Sunday, February 22, 2015
Mermaids in Paradise by Lydia Millet
In the first section of the novel, Chip comes up with all kinds of adventurous destinations for their upcoming honeymoon, and Deb vetoes each one in a kindly manner. For example, the "Peaks of the Himalayas" voyage, "with visits to monasteries, meditations and nosebleeds from the lack of oxygen up there. [...] The inner peace a monk projects, combined with never having sex, I don't know if that attitude is really honeymoon material. [...] I'll take a pass on that serenity, I said to Chip, I'm just not in the mood for it."

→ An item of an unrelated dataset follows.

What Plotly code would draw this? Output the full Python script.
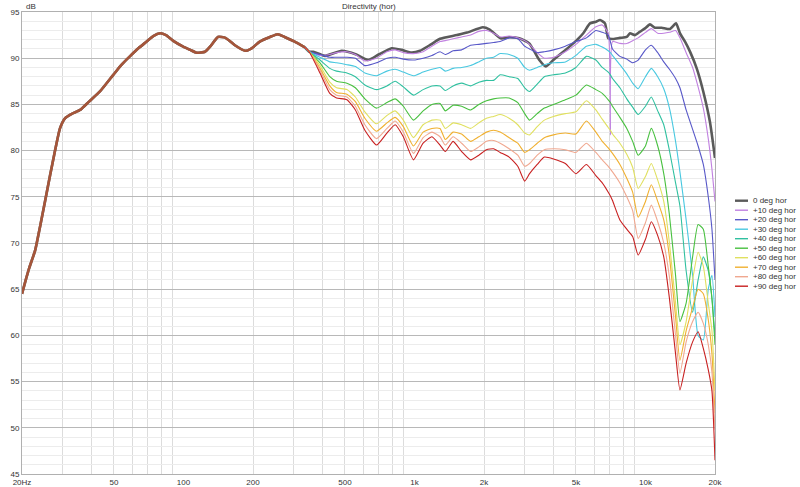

At the resort, everything gets crazy after mermaids are spotted. I'm going to blank out a bit in the next passage in order to avoid spoilers, while still giving you a sense of Deb's voice and the action of the plot. She's approached at the door of her cabana and asked to accompany some people to a meeting.

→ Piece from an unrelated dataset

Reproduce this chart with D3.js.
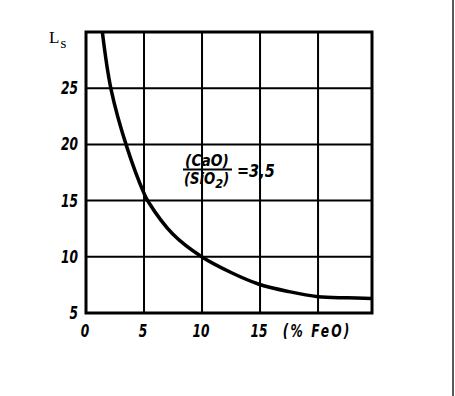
<!DOCTYPE html>
<html>
<head>
<meta charset="utf-8">
<script src="https://cdn.jsdelivr.net/npm/d3@7"></script>
<style>
  body { margin: 0; background: #fff; }
  svg { display: block; }
</style>
</head>
<body>
<div id="chart"></div>
<script>
// FeO content (%) vs sulphur distribution Ls, at CaO/SiO2 = 3,5
const feo = [1.41, 2.16, 3.51, 5.0, 5.37, 7.5, 9.97, 12.5, 14.85, 17.5, 20.0, 22.5, 24.6];
const ls  = [30.0, 24.9, 19.8, 15.65, 14.9, 12.0, 10.0, 8.6, 7.58, 6.9, 6.45, 6.35, 6.3];

const xTicks = [0, 5, 10, 15, 20];
const xTickLabels = ["0", "5", "10", "15", "(% FeO)"];
const yTicks = [5, 10, 15, 20, 25];
const yTickLabels = ["5", "10", "15", "20", "25"];

const width = 455;
const height = 396;

const svg = d3.select("#chart")
    .append("svg")
    .attr("width", width)
    .attr("height", height);

const x = d3.scaleLinear()
    .domain([0, 24.65])
    .range([86, 372]);

const y = d3.scaleLinear()
    .domain([5, 30])
    .range([313, 32]);

const tickFont = "'DejaVu Sans', sans-serif";

// grid
svg.append("g")
    .selectAll("line")
    .data(xTicks.slice(1))
    .join("line")
    .attr("x1", d => x(d))
    .attr("x2", d => x(d))
    .attr("y1", y(30))
    .attr("y2", y(5))
    .attr("stroke", "#000")
    .attr("stroke-width", 2);

svg.append("g")
    .selectAll("line")
    .data(yTicks.slice(1))
    .join("line")
    .attr("x1", x(0))
    .attr("x2", x(24.65))
    .attr("y1", d => y(d))
    .attr("y2", d => y(d))
    .attr("stroke", "#000")
    .attr("stroke-width", 2);

// frame
svg.append("rect")
    .attr("x", x(0))
    .attr("y", y(30))
    .attr("width", x(24.65) - x(0))
    .attr("height", y(5) - y(30))
    .attr("fill", "none")
    .attr("stroke", "#000")
    .attr("stroke-width", 3);

// curve
svg.append("clipPath")
    .attr("id", "plot-clip")
    .append("rect")
    .attr("x", x(0))
    .attr("y", y(30))
    .attr("width", x(24.65) - x(0))
    .attr("height", y(5) - y(30));

const line = d3.line()
    .x((d, i) => x(feo[i]))
    .y(d => y(d))
    .curve(d3.curveCatmullRom.alpha(0.5));

svg.append("path")
    .datum(ls)
    .attr("clip-path", "url(#plot-clip)")
    .attr("d", line)
    .attr("fill", "none")
    .attr("stroke", "#000")
    .attr("stroke-width", 3.5);

// axes (labels only)
const yAxis = svg.append("g")
    .attr("transform", `translate(${x(0)},0)`)
    .call(d3.axisLeft(y).tickValues(yTicks)
        .tickFormat((d, i) => yTickLabels[i])
        .tickSize(0).tickPadding(0));

const xAxis = svg.append("g")
    .attr("transform", `translate(0,${y(5)})`)
    .call(d3.axisBottom(x).tickValues(xTicks)
        .tickFormat((d, i) => xTickLabels[i])
        .tickSize(0).tickPadding(12));

[yAxis, xAxis].forEach(g => {
    g.select(".domain").remove();
    g.selectAll("text")
        .attr("fill", "#000")
        .style("font-family", tickFont)
        .style("font-size", "17px")
        .style("font-weight", "bold")
        .style("font-style", "italic");
});
// condensed look of the printed digits
yAxis.selectAll("text").attr("x", -11).attr("transform", "scale(0.72,1)");
xAxis.selectAll("text").attr("x", -2).attr("transform", "scale(0.72,1)");
xAxis.selectAll("text").filter((d, i) => i === 4).style("letter-spacing", "3px");

// y title Ls
const ylab = svg.append("text")
    .attr("x", 49)
    .attr("y", 43)
    .style("font-family", "'Liberation Serif', serif")
    .style("font-size", "17px");
ylab.append("tspan").text("L");
ylab.append("tspan").attr("dx", 1).attr("dy", 5).style("font-size", "15px").text("s");

// annotation (CaO)/(SiO2) = 3,5
const noteStyle = t => t
    .style("font-family", tickFont)
    .style("font-size", "15px")
    .style("font-weight", "bold")
    .style("font-style", "italic");

const ann = svg.append("g");
ann.append("text")
    .attr("transform", "translate(207,165.5) scale(0.92,1)")
    .attr("text-anchor", "middle")
    .call(noteStyle)
    .text("(CaO)");
ann.append("line")
    .attr("x1", 183).attr("x2", 232)
    .attr("y1", 169.5).attr("y2", 169.5)
    .attr("stroke", "#000")
    .attr("stroke-width", 2);
const den = ann.append("text")
    .attr("transform", "translate(184,184) scale(0.88,1)")
    .call(noteStyle);
den.append("tspan").text("(SiO");
den.append("tspan").attr("dy", 4).style("font-size", "13px").text("2");
den.append("tspan").attr("dy", -4).text(")");
ann.append("text")
    .attr("transform", "translate(237,176.5) scale(0.85,1)")
    .call(noteStyle)
    .style("font-size", "17px")
    .text("=3,5");

// scan edge line on the right
svg.append("line")
    .attr("x1", 453).attr("x2", 453)
    .attr("y1", 0).attr("y2", height)
    .attr("stroke", "#222")
    .attr("stroke-width", 1.5);
</script>
</body>
</html>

"I found myself jostled and forced away from ____, surrounded by a wall of men.
At that point I considered making a scene, even yelling/screaming. But that's where my personality got in the way, my personality that, especially as I got older, I hadn't worried about so much. I'm not a screamer, never have been, and it turned out this situation was no exception to the rule. The idea of screaming seemed foolish. Here we were in a Caribbean resort. What was the worst that could happen? Then I caught sight of ____ and thought of ____, but still the scream stuck in my throat."

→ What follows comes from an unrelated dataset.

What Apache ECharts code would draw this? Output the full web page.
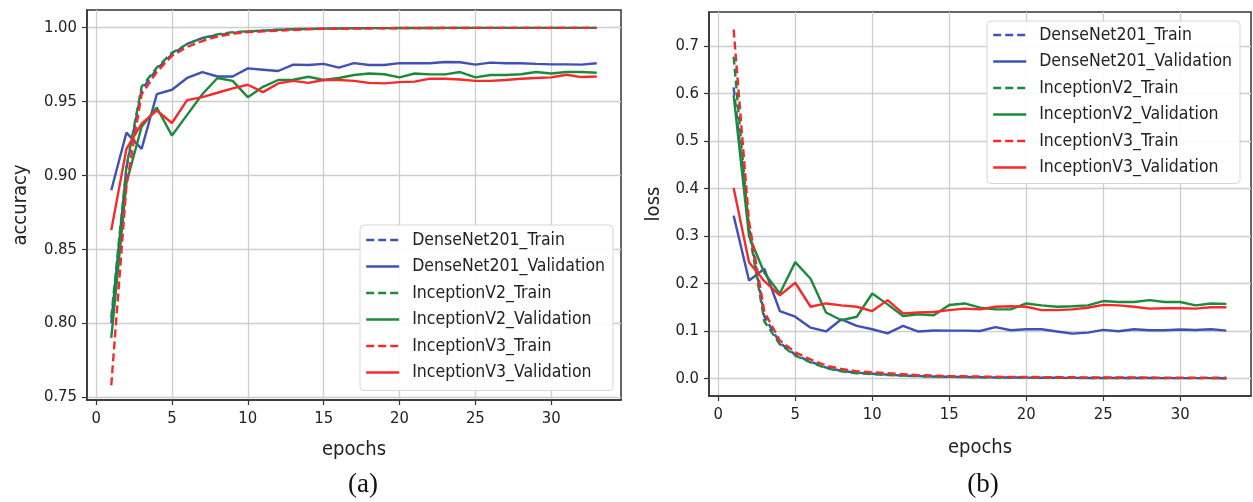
<!DOCTYPE html>
<html>
<head>
<meta charset="utf-8">
<script src="https://cdn.jsdelivr.net/npm/echarts@6/dist/echarts.min.js"></script>
<style>
  html, body { margin: 0; padding: 0; background: #fff; }
  #chart { width: 1253px; height: 502px; }
</style>
</head>
<body>
<div id="chart"></div>
<script>
// epochs 1..33
var epochs = [];
for (var i = 1; i <= 33; i++) epochs.push(i);

// (a) accuracy
var densenetAccTrain = [0.800, 0.905, 0.958, 0.972, 0.982, 0.989, 0.993, 0.995, 0.9965, 0.9975, 0.998, 0.9985, 0.999, 0.9992, 0.9994, 0.9995, 0.9996, 0.9997, 0.9997, 0.9998, 0.9998, 0.9998, 0.9999, 0.9999, 0.9999, 0.9999, 0.9999, 0.9999, 0.9999, 0.9999, 0.9999, 0.9999, 0.9999];
var densenetAccVal = [0.890, 0.929, 0.918, 0.955, 0.958, 0.966, 0.970, 0.967, 0.967, 0.9725, 0.9716, 0.9707, 0.975, 0.9748, 0.9755, 0.973, 0.976, 0.9748, 0.9748, 0.976, 0.976, 0.976, 0.9768, 0.9766, 0.975, 0.9764, 0.976, 0.976, 0.9755, 0.9752, 0.9752, 0.975, 0.976];
var v2AccTrain = [0.804, 0.906, 0.960, 0.973, 0.983, 0.989, 0.993, 0.9955, 0.997, 0.9976, 0.998, 0.9986, 0.999, 0.9992, 0.9994, 0.9995, 0.9996, 0.9997, 0.9997, 0.9998, 0.9998, 0.9998, 0.9999, 0.9999, 0.9999, 0.9999, 0.9999, 0.9999, 0.9999, 0.9999, 0.9999, 0.9999, 0.9999];
var v2AccVal = [0.790, 0.895, 0.933, 0.946, 0.927, 0.941, 0.955, 0.966, 0.964, 0.953, 0.960, 0.9646, 0.9648, 0.9668, 0.9646, 0.966, 0.968, 0.969, 0.9685, 0.9664, 0.969, 0.9684, 0.9684, 0.970, 0.9664, 0.968, 0.968, 0.9685, 0.970, 0.969, 0.970, 0.970, 0.9695];
var v3AccTrain = [0.758, 0.893, 0.955, 0.970, 0.981, 0.987, 0.991, 0.994, 0.996, 0.997, 0.9975, 0.998, 0.9985, 0.999, 0.9992, 0.9993, 0.9994, 0.9995, 0.9996, 0.9997, 0.9997, 0.9998, 0.9998, 0.9998, 0.9999, 0.9999, 0.9999, 0.9999, 0.9999, 0.9999, 0.9999, 0.9999, 0.9999];
var v3AccVal = [0.863, 0.918, 0.935, 0.944, 0.9355, 0.951, 0.953, 0.956, 0.959, 0.9614, 0.9564, 0.9623, 0.964, 0.9627, 0.9646, 0.9646, 0.964, 0.9627, 0.9623, 0.9632, 0.9635, 0.9655, 0.9655, 0.965, 0.964, 0.964, 0.9646, 0.9655, 0.966, 0.9664, 0.9682, 0.9666, 0.967];

// (b) loss
var densenetLossTrain = [0.613, 0.320, 0.130, 0.075, 0.050, 0.035, 0.023, 0.016, 0.012, 0.010, 0.008, 0.006, 0.005, 0.004, 0.0035, 0.003, 0.0025, 0.002, 0.002, 0.0018, 0.0015, 0.0013, 0.0012, 0.001, 0.001, 0.0009, 0.0008, 0.0008, 0.0007, 0.0007, 0.0006, 0.0006, 0.0005];
var densenetLossVal = [0.343, 0.2065, 0.231, 0.142, 0.130, 0.107, 0.099, 0.1246, 0.1106, 0.1036, 0.095, 0.1106, 0.0988, 0.101, 0.1008, 0.1008, 0.100, 0.108, 0.1015, 0.1036, 0.1036, 0.0988, 0.0945, 0.0966, 0.1022, 0.0994, 0.1036, 0.1015, 0.1015, 0.103, 0.1022, 0.1036, 0.1008];
var v2LossTrain = [0.678, 0.310, 0.120, 0.072, 0.048, 0.034, 0.022, 0.015, 0.011, 0.009, 0.007, 0.006, 0.005, 0.004, 0.0035, 0.003, 0.0025, 0.002, 0.002, 0.0018, 0.0015, 0.0013, 0.0012, 0.001, 0.001, 0.0009, 0.0008, 0.0008, 0.0007, 0.0007, 0.0006, 0.0006, 0.0005];
var v2LossVal = [0.597, 0.300, 0.222, 0.179, 0.245, 0.210, 0.139, 0.1225, 0.130, 0.179, 0.156, 0.1316, 0.135, 0.133, 0.1546, 0.158, 0.149, 0.1456, 0.1456, 0.158, 0.154, 0.151, 0.152, 0.154, 0.163, 0.161, 0.161, 0.165, 0.161, 0.161, 0.154, 0.158, 0.157];
var v3LossTrain = [0.735, 0.330, 0.140, 0.080, 0.055, 0.040, 0.027, 0.020, 0.015, 0.013, 0.011, 0.009, 0.007, 0.006, 0.005, 0.0045, 0.004, 0.0035, 0.003, 0.003, 0.0028, 0.0025, 0.0024, 0.0022, 0.002, 0.002, 0.0019, 0.0018, 0.0018, 0.0017, 0.0016, 0.0016, 0.0015];
var v3LossVal = [0.401, 0.245, 0.205, 0.175, 0.2016, 0.151, 0.158, 0.154, 0.151, 0.142, 0.165, 0.137, 0.139, 0.140, 0.144, 0.147, 0.1456, 0.151, 0.152, 0.151, 0.144, 0.144, 0.1456, 0.149, 0.155, 0.154, 0.151, 0.147, 0.148, 0.148, 0.147, 0.150, 0.150];

// tick labels
var xTicks = [0, 5, 10, 15, 20, 25, 30];
var accTicks = [0.75, 0.80, 0.85, 0.90, 0.95, 1.00];
var lossTicks = [0.0, 0.1, 0.2, 0.3, 0.4, 0.5, 0.6, 0.7];

var seriesNames = [
  "DenseNet201_Train",
  "DenseNet201_Validation",
  "InceptionV2_Train",
  "InceptionV2_Validation",
  "InceptionV3_Train",
  "InceptionV3_Validation",
];
var colors = ["#3f51b5", "#3f51b5", "#1b8a3a", "#1b8a3a", "#f52a2a", "#f52a2a"];

var FONT = "'DejaVu Sans Condensed', 'Liberation Sans', sans-serif";
var textColor = "#222";

function pairs(arr) {
  return arr.map(function (v, i) {
    return [epochs[i], v];
  });
}

function makeSeries(list, idx) {
  return list.map(function (arr, k) {
    return {
      name: seriesNames[k],
      type: "line",
      xAxisIndex: idx,
      yAxisIndex: idx,
      data: pairs(arr),
      symbol: "none",
      animation: false,
      lineStyle: {
        color: colors[k],
        width: 2.4,
        type: k % 2 === 0 ? [8, 4] : "solid",
      },
      itemStyle: { color: colors[k] },
    };
  });
}

function xAxis(idx, gap) {
  return {
    type: "value",
    gridIndex: idx,
    min: -0.6,
    max: 34.6,
    name: "epochs",
    nameLocation: "middle",
    nameGap: gap,
    nameTextStyle: { fontFamily: FONT, fontSize: 20, color: textColor },
    axisLine: { show: true, onZero: false, lineStyle: { color: "#333", width: 1.5 } },
    axisTick: { show: true, length: 5, customValues: xTicks, lineStyle: { color: "#333", width: 1.2 } },
    axisLabel: { customValues: xTicks, margin: 10, fontFamily: FONT, fontSize: 16.5, color: textColor },
    splitLine: { show: true, lineStyle: { color: "#cdcdcd", width: 1.3 } },
  };
}

function yAxis(idx, name, min, max, ticks, digits, gap) {
  return {
    type: "value",
    gridIndex: idx,
    min: min,
    max: max,
    name: name,
    nameLocation: "middle",
    nameGap: gap,
    nameTextStyle: { fontFamily: FONT, fontSize: 20, color: textColor },
    axisLine: { show: true, onZero: false, lineStyle: { color: "#333", width: 1.5 } },
    axisTick: { show: true, length: 5, customValues: ticks, lineStyle: { color: "#333", width: 1.2 } },
    axisLabel: {
      customValues: ticks,
      margin: 10,
      fontFamily: FONT,
      fontSize: 16.5,
      color: textColor,
      formatter: function (v) {
        return v.toFixed(digits);
      },
    },
    splitLine: { show: true, lineStyle: { color: "#cdcdcd", width: 1.3 } },
  };
}

function legend(left, top, pad) {
  return {
    orient: "vertical",
    left: left,
    top: top,
    data: seriesNames,
    itemWidth: 33,
    itemHeight: 14,
    itemGap: 6.5,
    padding: pad,
    backgroundColor: "rgba(255,255,255,0.9)",
    borderColor: "#d6d6d6",
    borderWidth: 1,
    borderRadius: 4,
    selectedMode: false,
    itemStyle: { opacity: 0 },
    lineStyle: { width: 2.4 },
    textStyle: {
      fontFamily: FONT,
      fontSize: 17.5,
      lineHeight: 20,
      color: textColor,
      padding: [0, 0, 0, 8],
    },
  };
}

var chart = echarts.init(document.getElementById("chart"));
chart.setOption({
  backgroundColor: "#fff",
  animation: false,
  title: [
    { text: "(a)", left: 358, top: 466, textAlign: "center",
      textStyle: { fontFamily: "'Liberation Serif', serif", fontSize: 27, fontWeight: "normal", color: "#111" } },
    { text: "(b)", left: 978, top: 466, textAlign: "center",
      textStyle: { fontFamily: "'Liberation Serif', serif", fontSize: 27, fontWeight: "normal", color: "#111" } },
  ],
  grid: [
    { left: 87, top: 10, width: 534, height: 390, show: true, borderColor: "#333", borderWidth: 1.5, backgroundColor: "transparent" },
    { left: 709, top: 12, width: 542, height: 384, show: true, borderColor: "#333", borderWidth: 1.5, backgroundColor: "transparent" },
  ],
  legend: [legend(360, 225, [5, 8, 8, 5]), legend(987, 21, [4, 8, 6, 5])],
  xAxis: [xAxis(0, 40), xAxis(1, 42)],
  yAxis: [
    yAxis(0, "accuracy", 0.748, 1.012, accTicks, 2, 56),
    yAxis(1, "loss", -0.037, 0.772, lossTicks, 1, 45),
  ],
  series: makeSeries([densenetAccTrain, densenetAccVal, v2AccTrain, v2AccVal, v3AccTrain, v3AccVal], 0).concat(
    makeSeries([densenetLossTrain, densenetLossVal, v2LossTrain, v2LossVal, v3LossTrain, v3LossVal], 1)
  ),
});
</script>
</body>
</html>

The characters are all larger-than-life, yet so believable at the same time. Millet adeptly gets at the truth of how we obsess about ourselves and how we relate to other people.
Mermaids in Paradise is a dark and funny story about greed and altruism: human nature at its worst and best. Millet's style is exhilarating and fresh. I adored this book.
Readalikes with comic voice: Come, Thou Tortoise (Jessica Grant); The Blondes (Emily Schultz); and The Death of Bees (Lisa O'Donnell). Also, Beauty Queens (Libba Bray) - for the satire and island adventure.